THIS week, Simon Hancock, social historian and curator of Haverfordwest Town Museum, shares his fascinating research in to witchcraft in seventeenth century Pembrokeshire.

When we think of witches and witchcraft there is an almost instinctive mind picture of an isolated, warty old woman, invariably accompanied by a pet cat. This stereotype is culled from popular literature, folk and fairy tales. Our knowledge of witchcraft prosecutions is dominated by the person of Matthew Hopkins, ‘Witchfinder General’ in East Anglia during the English Civil Wars and even more so by the Salem witch trials at Salem in Massachusetts in 1692. Yet far more than this, witchcraft is a fascinating historical phenomenon which varied hugely from country to country and speaks volumes about early modern societies. Witchcraft accusations tell us a lot about the role of women in society, male attitudes and forms of control, relationships within communities and how local conflicts were resolved. In England and Wales the most active period of witchcraft indictments and trials was from the early years of the reign of Elizabeth I to that of James II. Witchcraft was a felony and specific acts of parliament were introduced from the reign of Henry VIII. However it was during the reigns of King James I from 1604, Charles I and the Commonwealth that they reached a peak.

I find witchcraft a fascinating subject, and I have been researching for Pembrokeshire cases. My interest was really awakened by reading Richard Suggett’s excellent book A History of Magic and Witchcraft in Wales, published in 2008, in which he mentions a number of local cases. This prompted me to consult the actual court papers of the Great Sessions which heard such cases.

Across England and Wales between 300 to 1,000 people were executed for witchcraft, the great majority of whom were women, although in Wales prosecutions were rare. Most accusations, when they were made, were thrown out by grand juries. There were five executions for witchcraft in Wales, the last being at Anglesey in 1655. There were no executions in Pembrokeshire but around half a dozen cases are mentioned. Perhaps the most interesting appear during the final flourish of witchcraft accusations in the 1690s.
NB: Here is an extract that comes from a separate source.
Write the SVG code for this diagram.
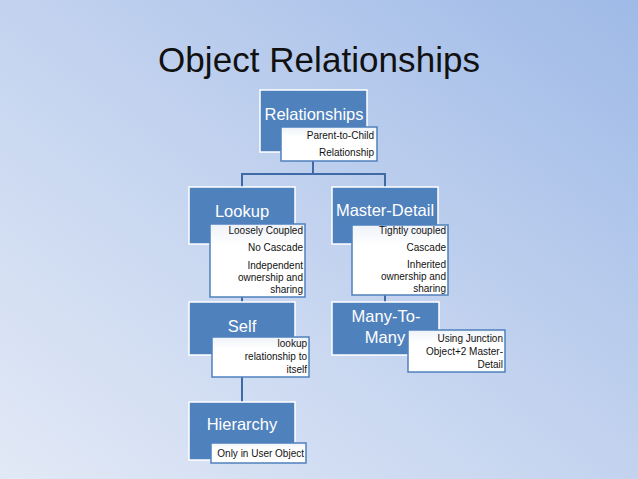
<svg xmlns="http://www.w3.org/2000/svg" width="638" height="479" viewBox="0 0 638 479">
<defs>
<linearGradient id="bg" x1="0" y1="1" x2="1" y2="0">
<stop offset="0" stop-color="#e2e9f6"/>
<stop offset="0.5" stop-color="#c3d3ef"/>
<stop offset="1" stop-color="#9fbae7"/>
</linearGradient>
<linearGradient id="tb" x1="0" y1="0" x2="0" y2="1">
<stop offset="0" stop-color="#eef2f8"/>
<stop offset="0.3" stop-color="#ffffff"/>
<stop offset="1" stop-color="#ffffff"/>
</linearGradient>
<style>
.box{fill:#4f81bd;stroke:#ffffff;stroke-width:1.5}
.tbox{fill:url(#tb);stroke:#4f81bd;stroke-width:1.5}
.bt{font-family:"Liberation Sans",Arial,sans-serif;font-size:16.5px;fill:#ffffff;text-anchor:middle}
.st{font-family:"Liberation Sans",Arial,sans-serif;font-size:10px;fill:#111111;text-anchor:end}
.conn{stroke:#3f6aa6;stroke-width:2;fill:none}
</style>
</defs>
<rect width="638" height="479" fill="url(#bg)"/>
<text x="158" y="72" font-family="'Liberation Sans',Arial,sans-serif" font-size="35" fill="#111111" textLength="322">Object Relationships</text>
<g id="connectors">
<path class="conn" d="M313,161 V174 M242,187 V174 H385 V187 M242,297 V302 M242,377 V402 M385,295 V302"/>
</g>
<g id="relationships">
<rect class="box" x="260" y="90" width="107" height="62"/>
<text class="bt" x="314" y="120">Relationships</text>
<rect class="tbox" x="281" y="127" width="96" height="34"/>
<text class="st" x="374" y="139">Parent-to-Child</text>
<text class="st" x="374" y="156">Relationship</text>
</g>
<g id="lookup">
<rect class="box" x="189" y="187" width="106" height="57"/>
<text class="bt" x="242" y="217">Lookup</text>
<rect class="tbox" x="210" y="224" width="95" height="73"/>
<text class="st" x="303" y="234">Loosely Coupled</text>
<text class="st" x="303" y="251">No Cascade</text>
<text class="st" x="303" y="269">Independent</text>
<text class="st" x="303" y="281">ownership and</text>
<text class="st" x="303" y="293">sharing</text>
</g>
<g id="master-detail">
<rect class="box" x="332" y="187" width="106" height="57"/>
<text class="bt" x="385" y="216">Master-Detail</text>
<rect class="tbox" x="352" y="225" width="96" height="70"/>
<text class="st" x="446" y="234">Tightly coupled</text>
<text class="st" x="446" y="251">Cascade</text>
<text class="st" x="446" y="268">Inherited</text>
<text class="st" x="446" y="280">ownership and</text>
<text class="st" x="446" y="292">sharing</text>
</g>
<g id="self">
<rect class="box" x="189" y="302" width="106" height="53"/>
<text class="bt" x="242" y="332">Self</text>
<rect class="tbox" x="212" y="337" width="97" height="40"/>
<text class="st" x="307" y="347">lookup</text>
<text class="st" x="307" y="360">relationship to</text>
<text class="st" x="307" y="373">itself</text>
</g>
<g id="hierarchy">
<rect class="box" x="189" y="402" width="106" height="58"/>
<text class="bt" x="242" y="430">Hierarchy</text>
<rect class="tbox" x="211" y="443" width="95" height="20"/>
<text class="st" x="304" y="457">Only in User Object</text>
</g>
<g id="many-to-many">
<rect class="box" x="332" y="302" width="107" height="53"/>
<text class="bt" x="386" y="322">Many-To-</text>
<text class="bt" x="385" y="343">Many</text>
<rect class="tbox" x="408" y="330" width="97" height="42"/>
<text class="st" x="503" y="342">Using Junction</text>
<text class="st" x="503" y="355">Object+2 Master-</text>
<text class="st" x="503" y="368">Detail</text>
</g>
</svg>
The earliest known case dates from 1607 when Katherine Lewis, the wife of Thomas Bowen of Tenby, labourer, was suspected of bewitching some pigs at Gumfreston. Two sows ran about ‘in most straundge manner’ and lost their litters. Witchcraft was part of the mental furniture and world view which viewed the supernatural, cursing, charms, cunning folk and belief in diabolical forces as part of everyday life. Belief in witchcraft can be seen amidst the backdrop of the reformation and later sweeping religious changes. Quakers were initially suspected of associations with witchcraft. In 1668 at Haverfordwest, Hugh Lloyd had become ‘distracted’, saying the Quakers had enchanted him and that Quaker women were ‘inchanted Devills’.

Perhaps the most interesting local case of witchcraft accusation occurs in that of Olly (Olivia Powell) of Loveston in 1693. A whole list of calamities supposedly followed in her wake, including the destruction of a rick of hay, sows sickening and poultry suddenly expiring. When one man refused to give her ‘coals’ (an interesting reference to local mining) he soon developed unexplainable pain in his legs. Other Pembrokeshire cases include a cattle thief who met a man with horns who induced him to steal at Narberth fair in 1612, and a cunning man or conjurer at Llanychaer in 1693.

The last indictment for witchcraft in Wales occurred at Haverfordwest in 1699. Dorcas Heddin, a native of Cambridgeshire, was accused of bewitching sailors on a ship which was bound for Virginia. The Devil appeared to her in the image of a black man and demanded three drops of her blood. He offered to founder the vessel but Dorcas only wanted the two men who had short rationed her to be struck down with sickness. The examinations of Dorcas and Olly Powell were heard at Haverfordwest Castle, so the medieval structure was still being used officially on the cusp of the eighteenth century.

The last execution for witchcraft in England occurred in 1684 and during the following decades, with the spread of Enlightenment thinking, there was increasing scepticism over such accusations. During one trial, a judge wryly remarked how ‘flying was not against the law’. The offence of witchcraft was repealed in 1736, although in rural communities belief in folk religion, and people with powerful supernatural skills, persisted. I have found references to such beliefs in Pembrokeshire during the 1860s.

I hope to give an important lecture on this fascinating topic later in the year, under the auspices of the Haverfordwest Town Museum. It is a strangely overlooked part of our past, and the cases have so much to tell us about the lives, beliefs and prejudices of our ancestors.